If you want to have a meal that’s worth eating, you’ve got to take time to prepare it. The same is true for the sermon process.
Some people prefer fast food. But fast food has done nothing for the nation’s nutrition levels (it has done wonders for their waistline). Microwaves are good…. for popcorn and leftover meatloaf. If you really want a good meal, slow cooking is the best way to go. When was the last time you went to a BBQ place that advertised “we microwave our ribs so you have them in seconds?”
In the same way, the sermon process takes time to develop. It is part of the creative process and also the internalizing process.
The other day I saw this message that John Cleese delivered on the creative process (I originally saw it over at Accidental Creative btw; kudos to them for bringing it to my attention.) Pay attention to the 1:24 mark and what follows.
Good sermons don’t come from the internet where you download someone’s outline or series. Good sermons that have nutritional value for your audience are always slow cooked.
Here are 3 ways to slow cook your sermon:
Get the idea of your text early in the week. If you can get your idea into a single sentence as soon as possible, it gives more time to wrestle with that idea.
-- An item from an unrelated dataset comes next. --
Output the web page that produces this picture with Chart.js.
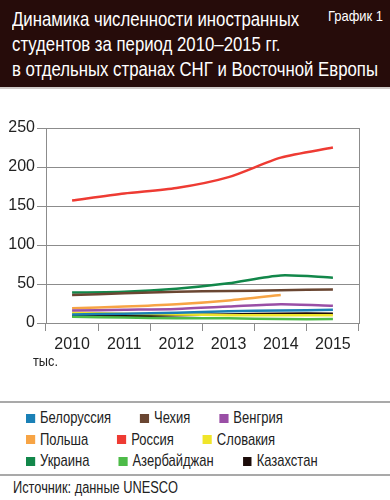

If you can have the idea of the text a couple of weeks in advance, that’s even better.
Let the idea percolate in your mind and heart. Ask these questions: “Why did the original audience need to hear this?” “What is this idea communicating about the character of God?” and “Where does this idea show up (or not show up) in my life?”
Imagine what your people and your world would look like if this idea was actualized. If people were to actually practice or live this out, what difference would it make? What would their world look like if the opposite were true?
You can’t microwave a great message. Great sermons are slow cooked.
Question: What helps you to internalize the text? What helps you in the creative process of preparing the sermon?